# Aim of the exercise
Skipping all pictures, set down the lines of the listing from the first through the one with "YAxis, CartesianGrid, Legend".

┏━━

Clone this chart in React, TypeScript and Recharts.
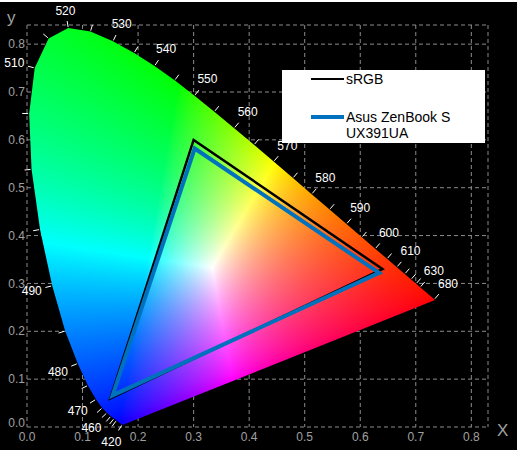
import React from 'react';
import { ScatterChart, Scatter, XAxis, YAxis, CartesianGrid, Legend } from 'recharts';

// CIE 1931 2° spectral locus, 5 nm steps
const LOCUS_NM = [
  380, 385, 390, 395, 400, 405, 410, 415, 420, 425, 430, 435, 440, 445, 450, 455, 460, 465, 470, 475,
  480, 485, 490, 495, 500, 505, 510, 515, 520, 525, 530, 535, 540, 545, 550, 555, 560, 565, 570, 575,
  580, 585, 590, 595, 600, 605, 610, 615, 620, 625, 630, 635, 640, 645, 650, 655, 660, 665, 670, 675,
  680, 685, 690, 695, 700,
];
const LOCUS_X = [
  0.1741, 0.174, 0.1738, 0.1736, 0.1733, 0.173, 0.1726, 0.1721, 0.1714, 0.1703, 0.1689, 0.1669, 0.1644,
  0.1611, 0.1566, 0.151, 0.144, 0.1355, 0.1241, 0.1096, 0.0913, 0.0687, 0.0454, 0.0235, 0.0082, 0.0039,
  0.0139, 0.0389, 0.0743, 0.1142, 0.1547, 0.1929, 0.2296, 0.2658, 0.3016, 0.3373, 0.3731, 0.4087, 0.4441,
  0.4788, 0.5125, 0.5448, 0.5752, 0.6029, 0.627, 0.6482, 0.6658, 0.6801, 0.6915, 0.7006, 0.7079, 0.714,
  0.719, 0.723, 0.726, 0.7283, 0.73, 0.7311, 0.732, 0.7327, 0.7334, 0.734, 0.7344, 0.7346, 0.7347,
];
const LOCUS_Y = [
  0.005, 0.005, 0.0049, 0.0049, 0.0048, 0.0048, 0.0048, 0.0048, 0.0051, 0.0058, 0.0069, 0.0086, 0.0109,
  0.0138, 0.0177, 0.0227, 0.0297, 0.0399, 0.0578, 0.0868, 0.1327, 0.2007, 0.295, 0.4127, 0.5384, 0.6548,
  0.7502, 0.812, 0.8338, 0.8262, 0.8059, 0.7816, 0.7543, 0.7243, 0.6923, 0.6589, 0.6245, 0.5896, 0.5547,
  0.5202, 0.4866, 0.4544, 0.4242, 0.3965, 0.3725, 0.3514, 0.334, 0.3197, 0.3083, 0.2993, 0.292, 0.2859,
  0.2809, 0.277, 0.274, 0.2717, 0.27, 0.2689, 0.268, 0.2673, 0.2666, 0.266, 0.2656, 0.2654, 0.2653,
];
const TICK_NM = [
  420, 445, 450, 455, 460, 465, 470, 475, 480, 485, 490, 495, 500, 505, 510, 515, 520, 525, 530, 535, 540,
  545, 550, 555, 560, 565, 570, 575, 580, 585, 590, 595, 600, 605, 610, 615, 620, 625, 630, 680,
];
const LABEL_NM = [420, 460, 470, 480, 490, 510, 520, 530, 540, 550, 560, 570, 580, 590, 600, 610, 630, 680];

// gamut triangles, order R, G, B
const SRGB_X = [0.64, 0.3, 0.15];
const SRGB_Y = [0.33, 0.6, 0.06];
const ASUS_X = [0.634, 0.302, 0.154];
const ASUS_Y = [0.322, 0.582, 0.066];

const AXIS_TICKS = [0, 0.1, 0.2, 0.3, 0.4, 0.5, 0.6, 0.7, 0.8];
const WHITE = [0.3127, 0.329];

const locusData = LOCUS_NM.map((nm, i) => ({ nm, x: LOCUS_X[i], y: LOCUS_Y[i] }));
const srgbData = SRGB_X.map((x, i) => ({ x, y: SRGB_Y[i] }));
const asusData = ASUS_X.map((x, i) => ({ x, y: ASUS_Y[i] }));

const SERIES_STYLE: Record<string, { color: string; width: number }> = {
  sRGB: { color: '#000000', width: 2.5 },
  'Asus ZenBook S UX391UA': { color: '#0072BD', width: 4 },
};
const SERIES_ORDER = Object.keys(SERIES_STYLE);

const FONT = 'Arial, "Liberation Sans", sans-serif';
const GRAY = '#a0a0a0';

// xy -> CIE RGB, clipped and normalised to full brightness
function xyToRgb(x: number, y: number) {
  const X = x / y;
  const Z = (1 - x - y) / y;
  let r = 2.3647 * X - 0.8966 - 0.4681 * Z;
  let g = -0.5152 * X + 1.4264 + 0.0887 * Z;
  let b = 0.0052 * X - 0.0144 + 1.0092 * Z;
  r = Math.max(r, 0);
  g = Math.max(g, 0);
  b = Math.max(b, 0);
  const m = Math.max(r, g, b) || 1;
  const f = (v: number) => Math.round(255 * Math.pow(v / m, 1 / 1.3));
  return [f(r), f(g), f(b)];
}

let cachedImage: { key: string; url: string } | null = null;

function buildImage(minX: number, minY: number, w: number, h: number, ax: number, bx: number, ay: number, by: number) {
  const key = [minX, minY, w, h, ax, bx, ay, by].join(',');
  if (cachedImage && cachedImage.key === key) return cachedImage.url;
  const canvas = document.createElement('canvas');
  canvas.width = w;
  canvas.height = h;
  const ctx = canvas.getContext('2d');
  if (!ctx) return '';
  const img = ctx.createImageData(w, h);
  for (let py = 0; py < h; py++) {
    const y = (minY + py + 0.5 - ay) / by;
    for (let px = 0; px < w; px++) {
      const x = (minX + px + 0.5 - ax) / bx;
      const k = (py * w + px) * 4;
      if (y <= 0.0005) continue;
      const [r, g, b] = xyToRgb(x, y);
      img.data[k] = r;
      img.data[k + 1] = g;
      img.data[k + 2] = b;
      img.data[k + 3] = 255;
    }
  }
  ctx.putImageData(img, 0, 0);
  const url = canvas.toDataURL();
  cachedImage = { key, url };
  return url;
}

// outward normal at point i, from neighbours at least 8 px away
function normalAt(pts: { x: number; y: number }[], i: number, cx: number, cy: number) {
  const d = (a: number) => Math.hypot(pts[a].x - pts[i].x, pts[a].y - pts[i].y);
  let j = i;
  while (j > 0 && d(j) < 8) j--;
  let k = i;
  while (k < pts.length - 1 && d(k) < 8) k++;
  const tx = pts[k].x - pts[j].x;
  const ty = pts[k].y - pts[j].y;
  const len = Math.hypot(tx, ty) || 1;
  let nx = -ty / len;
  let ny = tx / len;
  if (nx * (pts[i].x - cx) + ny * (pts[i].y - cy) < 0) {
    nx = -nx;
    ny = -ny;
  }
  return [nx, ny];
}

const renderLocus = (props: any) => {
  const pts: { x: number; y: number }[] = props.points || [];
  if (pts.length < 2) return <g />;
  const i1 = LOCUS_NM.indexOf(520);
  const bx = (pts[i1].x - pts[0].x) / (LOCUS_X[i1] - LOCUS_X[0]);
  const ax = pts[0].x - bx * LOCUS_X[0];
  const by = (pts[i1].y - pts[0].y) / (LOCUS_Y[i1] - LOCUS_Y[0]);
  const ay = pts[0].y - by * LOCUS_Y[0];
  const cx = ax + bx * WHITE[0];
  const cy = ay + by * WHITE[1];

  const minX = Math.floor(Math.min(...pts.map((p) => p.x)));
  const maxX = Math.ceil(Math.max(...pts.map((p) => p.x)));
  const minY = Math.floor(Math.min(...pts.map((p) => p.y)));
  const maxY = Math.ceil(Math.max(...pts.map((p) => p.y)));
  const w = maxX - minX;
  const h = maxY - minY;
  const url = buildImage(minX, minY, w, h, ax, bx, ay, by);
  const poly = pts.map((p) => `${p.x},${p.y}`).join(' ');

  return (
    <g>
      <defs>
        <clipPath id="locus-clip">
          <polygon points={poly} />
        </clipPath>
      </defs>
      <image
        href={url}
        x={minX}
        y={minY}
        width={w}
        height={h}
        preserveAspectRatio="none"
        clipPath="url(#locus-clip)"
      />
      {TICK_NM.map((nm) => {
        const i = LOCUS_NM.indexOf(nm);
        const [nx, ny] = normalAt(pts, i, cx, cy);
        const p = pts[i];
        return (
          <line
            key={`t${nm}`}
            x1={p.x + nx * 1}
            y1={p.y + ny * 1}
            x2={p.x + nx * 7}
            y2={p.y + ny * 7}
            stroke="#fff"
            strokeWidth={1}
          />
        );
      })}
      {LABEL_NM.map((nm) => {
        const i = LOCUS_NM.indexOf(nm);
        const [nx, ny] = normalAt(pts, i, cx, cy);
        const p = pts[i];
        const dist = 11 + Math.abs(nx) * 9 + Math.abs(ny) * 5.5;
        return (
          <text
            key={`l${nm}`}
            x={p.x + nx * dist}
            y={p.y + ny * dist}
            dy="0.35em"
            textAnchor="middle"
            fill="#fff"
            fontSize={12}
            fontFamily={FONT}
          >
            {nm}
          </text>
        );
      })}
    </g>
  );
};

const makeTriangle = (name: string) => (props: any) => {
  const pts: { x: number; y: number }[] = props.points || [];
  const st = SERIES_STYLE[name];
  return (
    <polygon
      points={pts.map((p) => `${p.x},${p.y}`).join(' ')}
      fill="none"
      stroke={st.color}
      strokeWidth={st.width}
      strokeLinejoin="miter"
      strokeMiterlimit={10}
    />
  );
};

const noShape = () => <g />;

const renderLegend = (props: any) => {
  const items = (props.payload || [])
    .filter((e: any) => SERIES_STYLE[e.value])
    .sort((a: any, b: any) => SERIES_ORDER.indexOf(a.value) - SERIES_ORDER.indexOf(b.value));
  return (
    <div
      style={{
        width: 203,
        height: 73,
        background: '#fff',
        position: 'relative',
        fontFamily: FONT,
        fontSize: 14,
        lineHeight: '16px',
        color: '#000',
      }}
    >
      {items.map((e: any, i: number) => {
        const st = SERIES_STYLE[e.value];
        return (
          <div key={e.value} style={{ position: 'absolute', left: 29, top: 1 + i * 38, width: 172 }}>
            <div
              style={{
                position: 'absolute',
                left: 0,
                top: 8 - st.width / 2,
                width: 33,
                height: st.width,
                background: st.color,
              }}
            />
            <div style={{ marginLeft: 35, width: 136 }}>{e.value}</div>
          </div>
        );
      })}
    </div>
  );
};

const YTick = (props: any) => {
  const v = props.payload.value;
  return (
    <text
      x={props.x}
      y={props.y + (v === 0 ? -4 : 0)}
      dy="0.35em"
      textAnchor="end"
      fill={GRAY}
      fontSize={12}
      fontFamily={FONT}
    >
      {v.toFixed(1)}
    </text>
  );
};

const XLabel = (props: any) => {
  const vb = props.viewBox || { x: 0, y: 0, width: 0 };
  return (
    <text x={vb.x + vb.width + 9} y={vb.y + 9} fill={GRAY} fontSize={17} fontFamily={FONT}>
      X
    </text>
  );
};

const YLabel = (props: any) => {
  const vb = props.viewBox || { x: 0, y: 0 };
  return (
    <text x={vb.x + 7} y={vb.y - 2} fill={GRAY} fontSize={17} fontFamily={FONT}>
      y
    </text>
  );
};

export default function App() {
  return (
    <div style={{ position: 'absolute', left: 0, top: 0, width: 517, height: 450, background: '#000' }}>
      <div style={{ position: 'absolute', left: 0, top: 0, width: 517, height: 2, background: '#fff' }} />
      <ScatterChart width={517} height={450} margin={{ top: 25, right: 29, bottom: 0, left: 0 }}>
        <CartesianGrid stroke="#8c8c8c" strokeDasharray="4 3" />
        <XAxis
          type="number"
          dataKey="x"
          domain={[0, 0.83]}
          ticks={AXIS_TICKS}
          interval={0}
          tickFormatter={(v: number) => v.toFixed(1)}
          axisLine={false}
          tickLine={false}
          tickSize={0}
          tickMargin={5}
          height={23}
          tick={{ fill: GRAY, fontSize: 12, fontFamily: FONT }}
          label={<XLabel />}
        />
        <YAxis
          type="number"
          dataKey="y"
          domain={[0, 0.84]}
          ticks={AXIS_TICKS}
          interval={0}
          axisLine={false}
          tickLine={false}
          tickSize={0}
          tickMargin={2}
          width={27}
          tick={<YTick />}
          label={<YLabel />}
        />
        <Scatter
          name="locus"
          data={locusData}
          fill="#fff"
          legendType="none"
          shape={noShape}
          line={renderLocus}
          lineType="joint"
          isAnimationActive={false}
        />
        <Scatter
          name="sRGB"
          data={srgbData}
          fill="#000000"
          legendType="line"
          shape={noShape}
          line={makeTriangle('sRGB')}
          lineType="joint"
          isAnimationActive={false}
        />
        <Scatter
          name="Asus ZenBook S UX391UA"
          data={asusData}
          fill="#0072BD"
          legendType="line"
          shape={noShape}
          line={makeTriangle('Asus ZenBook S UX391UA')}
          lineType="joint"
          isAnimationActive={false}
        />
        <Legend
          layout="vertical"
          align="center"
          verticalAlign="middle"
          content={renderLegend}
          wrapperStyle={{ position: 'absolute', left: 282, top: 70, width: 203, height: 73, margin: 0 }}
        />
      </ScatterChart>
    </div>
  );
}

┗━━

# Task solution
Clone this chart in React, TypeScript and Recharts.
import React from 'react';
import { ScatterChart, Scatter, XAxis, YAxis, CartesianGrid, Legend } from 'recharts';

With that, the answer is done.